Professor Oliver, working with Isabelle Colson of the University of Wales, Bangor, rearranged the chromosomes of Saccharomyces cerevisiae so they were identical to those of its close cousin S. mikatae. (Saccharomyces is the yeast used by bakers and brewers.) Normally the two microbes cannot interbreed to produce fertile offspring. After the induced mutation they could, although the offspring were not fully fertile.

The study, published in the journal Nature, shows that chromosome rearrangements may be important for driving the evolution of new species. "Our engineered baker's yeast calls into question how we define species," asserts Professor Oliver. "We have shown that chromosome arrangement plays a key role in differentiating between species, so by simply changing the arrangement of the chromosomes are we effectively creating a new species?" he asks.

One central tenet of biology is that close interbreeding within a group of animals eventually produces genetically weakened offspring. This has been supported by a Cambridge University study which analysed the genetic makeup of sick sea lions caught off the coast of California. The team, led by William Amos, found that sea lions born to related parents took longer to recuperate and were affected by more infectious diseases and cancer than thoseborn to more unrelated parents.

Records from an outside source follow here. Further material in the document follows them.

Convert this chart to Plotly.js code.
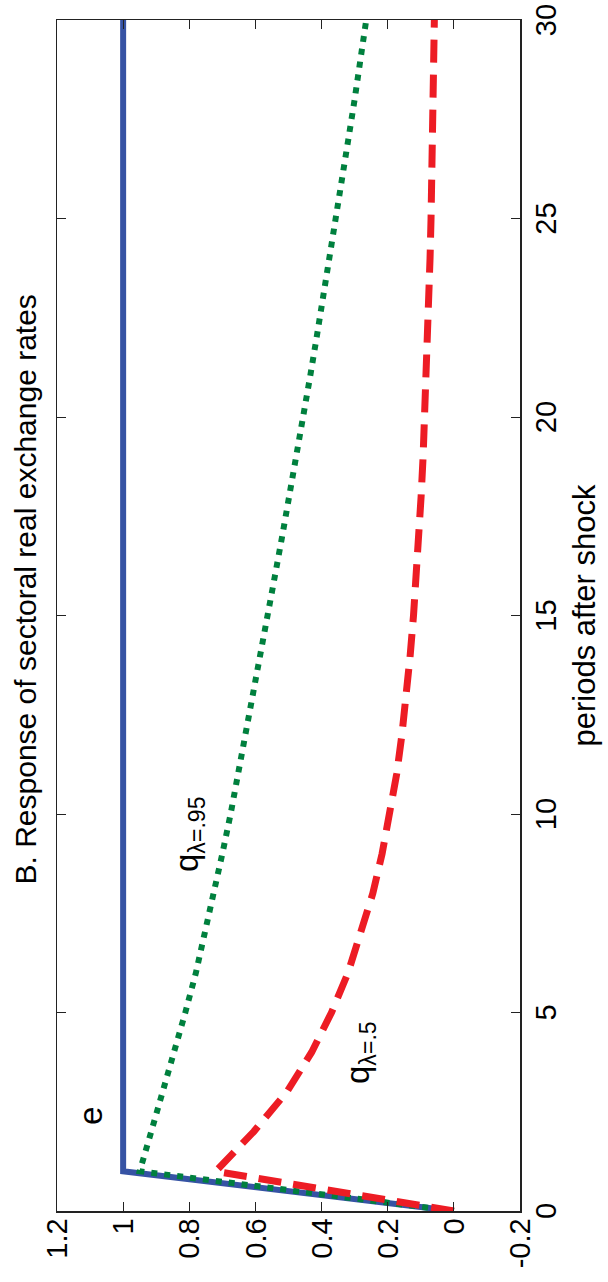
<!DOCTYPE html>
<html>
<head>
<meta charset="utf-8">
<script src="https://cdn.plot.ly/plotly-3.0.1.min.js"></script>
<style>
html,body{margin:0;padding:0;overflow:hidden;background:#fff;width:608px;height:1282px;}
#plot{position:absolute;left:0;top:0;width:1282px;height:608px;transform-origin:0 0;transform:translateY(1282px) rotate(-90deg);}
</style>
</head>
<body>
<div id="plot"></div>
<script>
const periods = [0,1,2,3,4,5,6,7,8,9,10,11,12,13,14,15,16,17,18,19,20,21,22,23,24,25,26,27,28,29,30];
const eSeries = [0,1,1,1,1,1,1,1,1,1,1,1,1,1,1,1,1,1,1,1,1,1,1,1,1,1,1,1,1,1,1];
const q95 = [0,0.95,0.915,0.88,0.845,0.812,0.78,0.752,0.725,0.7,0.675,0.652,0.63,0.607,0.585,0.563,0.541,0.519,0.497,0.476,0.455,0.435,0.415,0.395,0.375,0.355,0.337,0.319,0.3,0.282,0.265];
const q5 = [0,0.72,0.605,0.505,0.43,0.37,0.32,0.28,0.245,0.217,0.193,0.173,0.157,0.143,0.132,0.122,0.113,0.105,0.099,0.093,0.088,0.083,0.079,0.075,0.072,0.069,0.066,0.064,0.062,0.06,0.059];
const xTicks = [0,5,10,15,20,25,30];
const yTicks = [-0.2,0,0.2,0.4,0.6,0.8,1,1.2];
const yTickText = ["-0.2","0","0.2","0.4","0.6","0.8","1","1.2"];
const titleText = "B. Response of sectoral real exchange rates";
const xTitle = "periods after shock";

const traces = [
  {x: periods, y: eSeries, mode:'lines', line:{color:'#3653a4', width:6}, hoverinfo:'skip'},
  {x: periods, y: q95, mode:'lines', line:{color:'#00803e', width:6, dash:'6px,7px'}, hoverinfo:'skip'},
  {x: periods, y: q5, mode:'lines', line:{color:'#ed1c24', width:7, dash:'23px,12px'}, hoverinfo:'skip'}
];
const fontFam = 'Liberation Sans, Arial, Helvetica, sans-serif';
const layout = {
  width:1282, height:608,
  margin:{l:71, r:20, t:57, b:88},
  paper_bgcolor:'#fff', plot_bgcolor:'#fff',
  showlegend:false,
  font:{family:fontFam, size:29, color:'#000'},
  title:{text:titleText, font:{size:30, family:fontFam}, x:0.522, xref:'paper', xanchor:'center', y:1-25/608, yref:'container', yanchor:'middle'},
  xaxis:{range:[0,30], tickvals:xTicks, ticktext:xTicks.map(String), ticks:'inside', ticklen:9, tickcolor:'#222', mirror:'ticks', showline:true, linecolor:'#222', linewidth:1.5, showgrid:false, zeroline:false, tickfont:{size:29},
         title:{text:xTitle, font:{size:31}, standoff:12}},
  yaxis:{range:[-0.2,1.2], tickvals:yTicks, ticktext:yTickText, ticks:'inside', ticklen:9, tickcolor:'#222', mirror:'ticks', showline:true, linecolor:'#222', linewidth:1.5, showgrid:false, zeroline:false, tickfont:{size:29}},
  annotations:[
    {x:2.4, y:1.1, xref:'x', yref:'y', text:'e', showarrow:false, font:{size:33}},
    {x:9.5, y:0.8, xref:'x', yref:'y', text:'q<sub>λ=.95</sub>', showarrow:false, font:{size:33}},
    {x:4.0, y:0.285, xref:'x', yref:'y', text:'q<sub>λ=.5</sub>', showarrow:false, font:{size:33}}
  ]
};
Plotly.newPlot('plot', traces, layout, {staticPlot:true, displayModeBar:false});
</script>
</body>
</html>
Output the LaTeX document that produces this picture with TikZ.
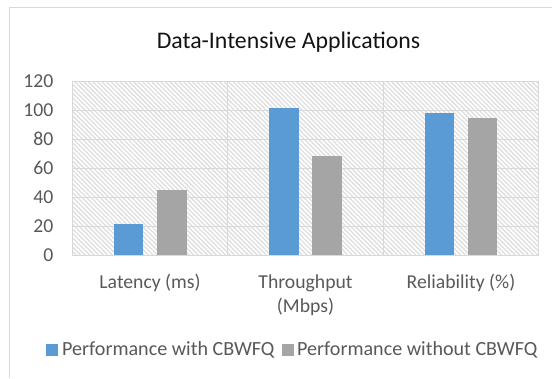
\documentclass[tikz,border=0pt]{standalone}
\usepackage{fontspec}
\setmainfont{Carlito}
\usetikzlibrary{patterns.meta}
\definecolor{barblue}{HTML}{5B9BD5}
\definecolor{bargray}{HTML}{A5A5A5}
\definecolor{gridc}{HTML}{D9D9D9}
\definecolor{hatchc}{HTML}{DEDEDE}
\definecolor{axtext}{HTML}{595959}
\begin{document}
\begin{tikzpicture}[x=1pt,y=-1pt,
  axlabel/.style={font=\fontsize{19.7}{24.4}\selectfont, text=axtext, inner sep=0pt},
  legstyle/.style={font=\fontsize{20.1}{24.4}\selectfont, text=axtext, inner sep=0pt},
  titlestyle/.style={font=\fontsize{23.8}{28}\selectfont, text=black!92, inner sep=0pt},
  gridline/.style={draw=gridc, line width=1pt},
  bluebar/.style={fill=barblue},
  graybar/.style={fill=bargray}]
\useasboundingbox (0,0) rectangle (552,378);
\fill[white] (0,0) rectangle (552,378);
% chart area border
\draw[gridc, line width=1pt] (9.5,378) -- (9.5,7.5) -- (552,7.5);
% plot area hatch
\fill[pattern={Lines[angle=-45,distance=3.2pt,line width=1.3pt]}, pattern color=hatchc]
  (72.3,81.5) rectangle (538.7,255);
% horizontal gridlines
\foreach \k in {0,...,6}
  \draw[gridline] (72.3,{255-28.917*\k}) -- (538.7,{255-28.917*\k});
% vertical category lines
\foreach \x in {72.3,227.8,383.3,538.7}
  \draw[gridline] (\x,81.5) -- (\x,255);
% bars
\def\ys{1.4458}
\fill[bluebar] (113.5,255) rectangle (143.2,{255-\ys*21.6});
\fill[graybar] (156.7,255) rectangle (186.5,{255-\ys*44.8});
\fill[bluebar] (269.0,255) rectangle (298.7,{255-\ys*101.6});
\fill[graybar] (312.2,255) rectangle (341.9,{255-\ys*68.3});
\fill[bluebar] (424.5,255) rectangle (454.2,{255-\ys*98.5});
\fill[graybar] (467.7,255) rectangle (497.4,{255-\ys*95.1});
% y axis labels
\foreach \k/\v in {0/0,1/20,2/40,3/60,4/80,5/100,6/120}
  \node[axlabel, anchor=east] (ylab\v) at (53.5,{255-28.917*\k}) {\v};
% x axis labels
\node[axlabel, anchor=base] (xlat) at (150.05,288.3) {Latency (ms)};
\node[axlabel, anchor=base] (xthr) at (305.5,288.3) {Throughput};
\node[axlabel, anchor=base] (xmbps) at (305.5,312.7) {(Mbps)};
\node[axlabel, anchor=base] (xrel) at (461.0,288.3) {Reliability (\%)};
% title
\node[titlestyle, anchor=base] (title) at (288.5,48.5) {Data-Intensive Applications};
% legend
\fill[bluebar] (46,344) rectangle (58,356);
\node[legstyle, anchor=base west] (leg1) at (62,355.7) {Performance with CBWFQ};
\fill[graybar] (281.5,344) rectangle (293.5,356);
\node[legstyle, anchor=base west] (leg2) at (297,355.7) {Performance without CBWFQ};
\end{tikzpicture}
\end{document}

"Our findings carry two messages," says Professor Amos. "First, susceptibility to a wide range of diseases, from algal toxins to cancer, appears to be strongly influenced by how related the parents are. Second, since relatively inbred sea lions tend to carry multiple infections, these individuals may provide an easy route by which diseases enter the population. This has strong implications for conservation biology, where the impact of disease may be critical."

The study, published in Nature, looked at the DNA of almost 400 stranded sea lions at the Marine Mammal Centre in Sausalito, near San Francisco. The findings suggest, according to team member Karina Acevedo-Whitehouse, that when conservationists face difficult decisions about saving wildlife it might be more effective to concentrate on individuals affected by non-infectious agents, such as trauma, oil and toxic algal blooms. "This study provides some insight on how we may be able to increase the cost-effectiveness and efficiency of wildlife rehabilitation."